── PROVIDED DATA

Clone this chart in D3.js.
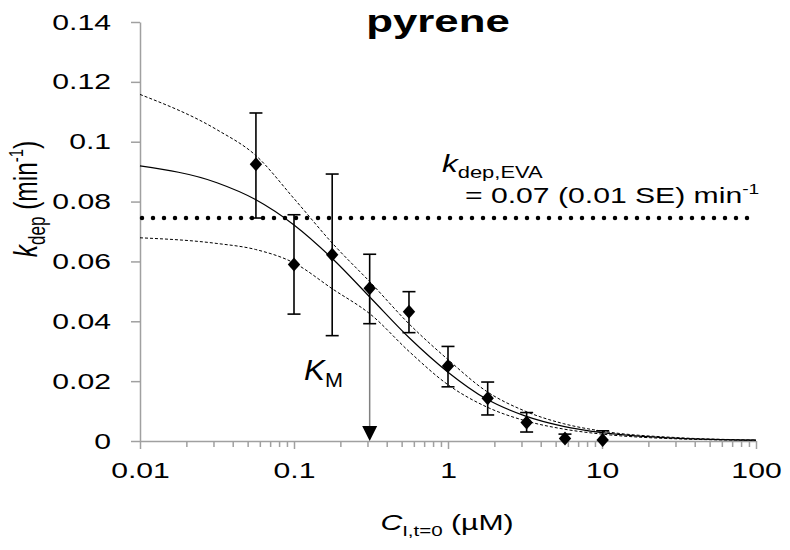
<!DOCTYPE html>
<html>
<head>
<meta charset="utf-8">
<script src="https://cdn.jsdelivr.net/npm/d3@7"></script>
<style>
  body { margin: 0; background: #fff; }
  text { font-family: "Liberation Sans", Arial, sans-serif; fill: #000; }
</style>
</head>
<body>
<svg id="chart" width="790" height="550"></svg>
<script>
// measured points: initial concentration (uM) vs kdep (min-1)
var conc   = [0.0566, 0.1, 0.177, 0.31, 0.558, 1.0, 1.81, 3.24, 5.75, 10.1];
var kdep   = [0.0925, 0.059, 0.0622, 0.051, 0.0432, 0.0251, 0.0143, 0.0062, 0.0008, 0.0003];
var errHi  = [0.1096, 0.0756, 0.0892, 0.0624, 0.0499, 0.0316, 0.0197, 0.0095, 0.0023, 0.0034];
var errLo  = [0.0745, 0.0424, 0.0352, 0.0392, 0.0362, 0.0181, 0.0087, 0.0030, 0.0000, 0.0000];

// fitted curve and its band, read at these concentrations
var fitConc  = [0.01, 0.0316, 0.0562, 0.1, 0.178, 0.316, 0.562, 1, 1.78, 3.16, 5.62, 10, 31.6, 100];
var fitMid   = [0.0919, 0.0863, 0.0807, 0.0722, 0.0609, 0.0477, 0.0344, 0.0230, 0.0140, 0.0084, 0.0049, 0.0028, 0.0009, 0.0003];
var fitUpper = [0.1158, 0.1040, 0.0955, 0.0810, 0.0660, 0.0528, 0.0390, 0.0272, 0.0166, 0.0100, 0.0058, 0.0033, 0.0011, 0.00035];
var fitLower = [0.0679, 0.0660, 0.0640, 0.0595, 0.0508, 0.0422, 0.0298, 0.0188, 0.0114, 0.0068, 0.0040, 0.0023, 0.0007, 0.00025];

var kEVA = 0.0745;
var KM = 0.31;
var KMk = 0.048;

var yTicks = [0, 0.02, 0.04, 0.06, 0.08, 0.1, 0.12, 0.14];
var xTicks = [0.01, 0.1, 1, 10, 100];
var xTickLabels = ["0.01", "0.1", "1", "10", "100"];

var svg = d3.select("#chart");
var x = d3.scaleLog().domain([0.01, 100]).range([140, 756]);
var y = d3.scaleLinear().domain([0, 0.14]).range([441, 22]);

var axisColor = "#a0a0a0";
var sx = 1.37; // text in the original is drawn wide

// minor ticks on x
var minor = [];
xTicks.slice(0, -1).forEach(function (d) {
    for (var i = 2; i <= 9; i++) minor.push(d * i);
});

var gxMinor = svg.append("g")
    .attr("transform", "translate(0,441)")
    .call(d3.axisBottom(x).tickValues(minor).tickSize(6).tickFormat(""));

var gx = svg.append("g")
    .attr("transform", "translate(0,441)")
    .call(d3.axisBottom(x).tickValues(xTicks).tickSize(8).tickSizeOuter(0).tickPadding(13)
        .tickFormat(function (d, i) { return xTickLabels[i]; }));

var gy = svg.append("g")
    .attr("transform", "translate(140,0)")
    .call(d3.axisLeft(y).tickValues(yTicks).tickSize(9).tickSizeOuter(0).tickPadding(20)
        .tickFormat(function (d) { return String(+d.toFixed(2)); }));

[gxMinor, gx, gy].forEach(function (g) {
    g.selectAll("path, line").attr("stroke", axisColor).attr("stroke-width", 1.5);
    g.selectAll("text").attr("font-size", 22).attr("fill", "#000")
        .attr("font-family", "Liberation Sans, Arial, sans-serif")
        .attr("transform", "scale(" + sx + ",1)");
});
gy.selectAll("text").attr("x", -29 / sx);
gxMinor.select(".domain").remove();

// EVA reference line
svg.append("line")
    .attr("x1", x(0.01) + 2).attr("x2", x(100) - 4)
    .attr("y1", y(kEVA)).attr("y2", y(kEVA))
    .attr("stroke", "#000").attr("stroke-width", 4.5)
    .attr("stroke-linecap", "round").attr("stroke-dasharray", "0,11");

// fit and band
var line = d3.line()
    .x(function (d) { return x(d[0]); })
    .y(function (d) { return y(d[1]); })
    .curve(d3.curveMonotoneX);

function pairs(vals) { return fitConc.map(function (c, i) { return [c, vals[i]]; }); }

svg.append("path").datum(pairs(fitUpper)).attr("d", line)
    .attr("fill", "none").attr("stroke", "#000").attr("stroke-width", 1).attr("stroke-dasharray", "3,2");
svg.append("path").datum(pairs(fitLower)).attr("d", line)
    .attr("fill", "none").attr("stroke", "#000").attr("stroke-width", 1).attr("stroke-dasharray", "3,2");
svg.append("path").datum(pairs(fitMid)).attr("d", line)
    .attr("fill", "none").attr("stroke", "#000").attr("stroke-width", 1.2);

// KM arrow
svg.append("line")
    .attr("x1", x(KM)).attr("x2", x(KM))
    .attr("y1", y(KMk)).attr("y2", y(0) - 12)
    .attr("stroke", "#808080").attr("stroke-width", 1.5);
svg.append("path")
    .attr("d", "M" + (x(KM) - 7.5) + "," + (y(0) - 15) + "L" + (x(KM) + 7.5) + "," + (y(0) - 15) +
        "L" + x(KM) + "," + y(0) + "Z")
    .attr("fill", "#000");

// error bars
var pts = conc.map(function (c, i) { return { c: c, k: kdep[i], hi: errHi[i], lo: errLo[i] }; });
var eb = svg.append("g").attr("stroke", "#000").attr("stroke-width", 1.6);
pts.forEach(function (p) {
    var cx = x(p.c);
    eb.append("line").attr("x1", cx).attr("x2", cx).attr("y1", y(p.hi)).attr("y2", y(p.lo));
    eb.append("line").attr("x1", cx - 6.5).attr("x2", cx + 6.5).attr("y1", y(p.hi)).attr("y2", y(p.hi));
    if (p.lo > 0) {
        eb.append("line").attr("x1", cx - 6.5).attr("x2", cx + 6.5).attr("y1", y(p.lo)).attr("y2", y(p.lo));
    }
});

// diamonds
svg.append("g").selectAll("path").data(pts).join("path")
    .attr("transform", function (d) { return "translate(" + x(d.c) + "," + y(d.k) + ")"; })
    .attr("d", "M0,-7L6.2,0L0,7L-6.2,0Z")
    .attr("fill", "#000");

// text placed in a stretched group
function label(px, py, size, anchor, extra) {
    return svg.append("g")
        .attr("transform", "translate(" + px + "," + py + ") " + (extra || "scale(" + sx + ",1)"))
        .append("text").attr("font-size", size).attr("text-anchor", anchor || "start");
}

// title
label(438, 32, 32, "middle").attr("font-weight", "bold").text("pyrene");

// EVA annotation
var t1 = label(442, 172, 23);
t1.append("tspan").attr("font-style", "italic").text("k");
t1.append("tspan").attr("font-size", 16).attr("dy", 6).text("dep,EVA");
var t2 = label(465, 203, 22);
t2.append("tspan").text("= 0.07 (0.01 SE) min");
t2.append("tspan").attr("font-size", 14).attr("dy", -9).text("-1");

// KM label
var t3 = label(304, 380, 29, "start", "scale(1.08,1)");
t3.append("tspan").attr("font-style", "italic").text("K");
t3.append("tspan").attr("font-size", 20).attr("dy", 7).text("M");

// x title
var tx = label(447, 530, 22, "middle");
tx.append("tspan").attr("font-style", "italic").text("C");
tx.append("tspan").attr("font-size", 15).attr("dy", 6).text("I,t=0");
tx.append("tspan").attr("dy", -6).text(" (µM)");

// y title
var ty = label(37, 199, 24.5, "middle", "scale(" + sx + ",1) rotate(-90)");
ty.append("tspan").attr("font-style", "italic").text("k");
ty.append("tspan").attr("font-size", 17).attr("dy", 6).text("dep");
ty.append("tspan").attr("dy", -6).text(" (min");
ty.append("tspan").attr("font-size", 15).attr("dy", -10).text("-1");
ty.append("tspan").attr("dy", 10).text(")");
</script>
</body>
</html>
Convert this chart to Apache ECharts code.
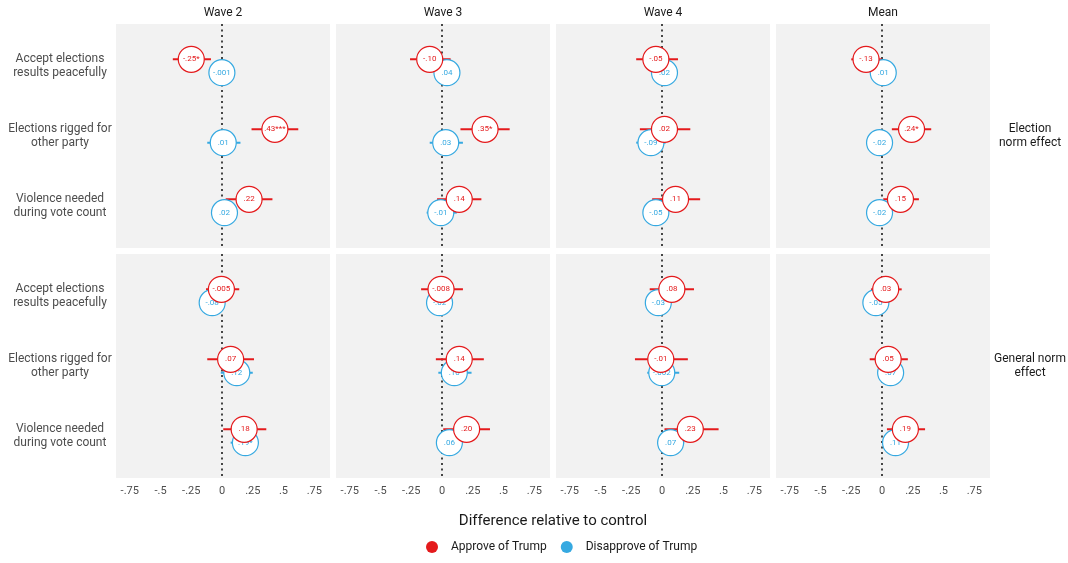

────

_TASK OBJECTIVE:_ Keep every word of the data as it is when you write it out, but drop the pictures.

_SOLUTION FOR THIS TASK:_
Clone this chart in D3.js.
<!DOCTYPE html>
<html>
<head>
<meta charset="utf-8">
<script src="https://cdn.jsdelivr.net/npm/d3@7"></script>
<style>
  body { margin: 0; background: #fff; }
  text { font-family: "Liberation Sans", Arial, sans-serif; fill: #000; }
</style>
</head>
<body>
<svg id="chart" width="790" height="550"></svg>
<script>
// measured points: initial concentration (uM) vs kdep (min-1)
var conc   = [0.0566, 0.1, 0.177, 0.31, 0.558, 1.0, 1.81, 3.24, 5.75, 10.1];
var kdep   = [0.0925, 0.059, 0.0622, 0.051, 0.0432, 0.0251, 0.0143, 0.0062, 0.0008, 0.0003];
var errHi  = [0.1096, 0.0756, 0.0892, 0.0624, 0.0499, 0.0316, 0.0197, 0.0095, 0.0023, 0.0034];
var errLo  = [0.0745, 0.0424, 0.0352, 0.0392, 0.0362, 0.0181, 0.0087, 0.0030, 0.0000, 0.0000];

// fitted curve and its band, read at these concentrations
var fitConc  = [0.01, 0.0316, 0.0562, 0.1, 0.178, 0.316, 0.562, 1, 1.78, 3.16, 5.62, 10, 31.6, 100];
var fitMid   = [0.0919, 0.0863, 0.0807, 0.0722, 0.0609, 0.0477, 0.0344, 0.0230, 0.0140, 0.0084, 0.0049, 0.0028, 0.0009, 0.0003];
var fitUpper = [0.1158, 0.1040, 0.0955, 0.0810, 0.0660, 0.0528, 0.0390, 0.0272, 0.0166, 0.0100, 0.0058, 0.0033, 0.0011, 0.00035];
var fitLower = [0.0679, 0.0660, 0.0640, 0.0595, 0.0508, 0.0422, 0.0298, 0.0188, 0.0114, 0.0068, 0.0040, 0.0023, 0.0007, 0.00025];

var kEVA = 0.0745;
var KM = 0.31;
var KMk = 0.048;

var yTicks = [0, 0.02, 0.04, 0.06, 0.08, 0.1, 0.12, 0.14];
var xTicks = [0.01, 0.1, 1, 10, 100];
var xTickLabels = ["0.01", "0.1", "1", "10", "100"];

var svg = d3.select("#chart");
var x = d3.scaleLog().domain([0.01, 100]).range([140, 756]);
var y = d3.scaleLinear().domain([0, 0.14]).range([441, 22]);

var axisColor = "#a0a0a0";
var sx = 1.37; // text in the original is drawn wide

// minor ticks on x
var minor = [];
xTicks.slice(0, -1).forEach(function (d) {
    for (var i = 2; i <= 9; i++) minor.push(d * i);
});

var gxMinor = svg.append("g")
    .attr("transform", "translate(0,441)")
    .call(d3.axisBottom(x).tickValues(minor).tickSize(6).tickFormat(""));

var gx = svg.append("g")
    .attr("transform", "translate(0,441)")
    .call(d3.axisBottom(x).tickValues(xTicks).tickSize(8).tickSizeOuter(0).tickPadding(13)
        .tickFormat(function (d, i) { return xTickLabels[i]; }));

var gy = svg.append("g")
    .attr("transform", "translate(140,0)")
    .call(d3.axisLeft(y).tickValues(yTicks).tickSize(9).tickSizeOuter(0).tickPadding(20)
        .tickFormat(function (d) { return String(+d.toFixed(2)); }));

[gxMinor, gx, gy].forEach(function (g) {
    g.selectAll("path, line").attr("stroke", axisColor).attr("stroke-width", 1.5);
    g.selectAll("text").attr("font-size", 22).attr("fill", "#000")
        .attr("font-family", "Liberation Sans, Arial, sans-serif")
        .attr("transform", "scale(" + sx + ",1)");
});
gy.selectAll("text").attr("x", -29 / sx);
gxMinor.select(".domain").remove();

// EVA reference line
svg.append("line")
    .attr("x1", x(0.01) + 2).attr("x2", x(100) - 4)
    .attr("y1", y(kEVA)).attr("y2", y(kEVA))
    .attr("stroke", "#000").attr("stroke-width", 4.5)
    .attr("stroke-linecap", "round").attr("stroke-dasharray", "0,11");

// fit and band
var line = d3.line()
    .x(function (d) { return x(d[0]); })
    .y(function (d) { return y(d[1]); })
    .curve(d3.curveMonotoneX);

function pairs(vals) { return fitConc.map(function (c, i) { return [c, vals[i]]; }); }

svg.append("path").datum(pairs(fitUpper)).attr("d", line)
    .attr("fill", "none").attr("stroke", "#000").attr("stroke-width", 1).attr("stroke-dasharray", "3,2");
svg.append("path").datum(pairs(fitLower)).attr("d", line)
    .attr("fill", "none").attr("stroke", "#000").attr("stroke-width", 1).attr("stroke-dasharray", "3,2");
svg.append("path").datum(pairs(fitMid)).attr("d", line)
    .attr("fill", "none").attr("stroke", "#000").attr("stroke-width", 1.2);

// KM arrow
svg.append("line")
    .attr("x1", x(KM)).attr("x2", x(KM))
    .attr("y1", y(KMk)).attr("y2", y(0) - 12)
    .attr("stroke", "#808080").attr("stroke-width", 1.5);
svg.append("path")
    .attr("d", "M" + (x(KM) - 7.5) + "," + (y(0) - 15) + "L" + (x(KM) + 7.5) + "," + (y(0) - 15) +
        "L" + x(KM) + "," + y(0) + "Z")
    .attr("fill", "#000");

// error bars
var pts = conc.map(function (c, i) { return { c: c, k: kdep[i], hi: errHi[i], lo: errLo[i] }; });
var eb = svg.append("g").attr("stroke", "#000").attr("stroke-width", 1.6);
pts.forEach(function (p) {
    var cx = x(p.c);
    eb.append("line").attr("x1", cx).attr("x2", cx).attr("y1", y(p.hi)).attr("y2", y(p.lo));
    eb.append("line").attr("x1", cx - 6.5).attr("x2", cx + 6.5).attr("y1", y(p.hi)).attr("y2", y(p.hi));
    if (p.lo > 0) {
        eb.append("line").attr("x1", cx - 6.5).attr("x2", cx + 6.5).attr("y1", y(p.lo)).attr("y2", y(p.lo));
    }
});

// diamonds
svg.append("g").selectAll("path").data(pts).join("path")
    .attr("transform", function (d) { return "translate(" + x(d.c) + "," + y(d.k) + ")"; })
    .attr("d", "M0,-7L6.2,0L0,7L-6.2,0Z")
    .attr("fill", "#000");

// text placed in a stretched group
function label(px, py, size, anchor, extra) {
    return svg.append("g")
        .attr("transform", "translate(" + px + "," + py + ") " + (extra || "scale(" + sx + ",1)"))
        .append("text").attr("font-size", size).attr("text-anchor", anchor || "start");
}

// title
label(438, 32, 32, "middle").attr("font-weight", "bold").text("pyrene");

// EVA annotation
var t1 = label(442, 172, 23);
t1.append("tspan").attr("font-style", "italic").text("k");
t1.append("tspan").attr("font-size", 16).attr("dy", 6).text("dep,EVA");
var t2 = label(465, 203, 22);
t2.append("tspan").text("= 0.07 (0.01 SE) min");
t2.append("tspan").attr("font-size", 14).attr("dy", -9).text("-1");

// KM label
var t3 = label(304, 380, 29, "start", "scale(1.08,1)");
t3.append("tspan").attr("font-style", "italic").text("K");
t3.append("tspan").attr("font-size", 20).attr("dy", 7).text("M");

// x title
var tx = label(447, 530, 22, "middle");
tx.append("tspan").attr("font-style", "italic").text("C");
tx.append("tspan").attr("font-size", 15).attr("dy", 6).text("I,t=0");
tx.append("tspan").attr("dy", -6).text(" (µM)");

// y title
var ty = label(37, 199, 24.5, "middle", "scale(" + sx + ",1) rotate(-90)");
ty.append("tspan").attr("font-style", "italic").text("k");
ty.append("tspan").attr("font-size", 17).attr("dy", 6).text("dep");
ty.append("tspan").attr("dy", -6).text(" (min");
ty.append("tspan").attr("font-size", 15).attr("dy", -10).text("-1");
ty.append("tspan").attr("dy", 10).text(")");
</script>
</body>
</html>
Convert this chart to Apache ECharts code.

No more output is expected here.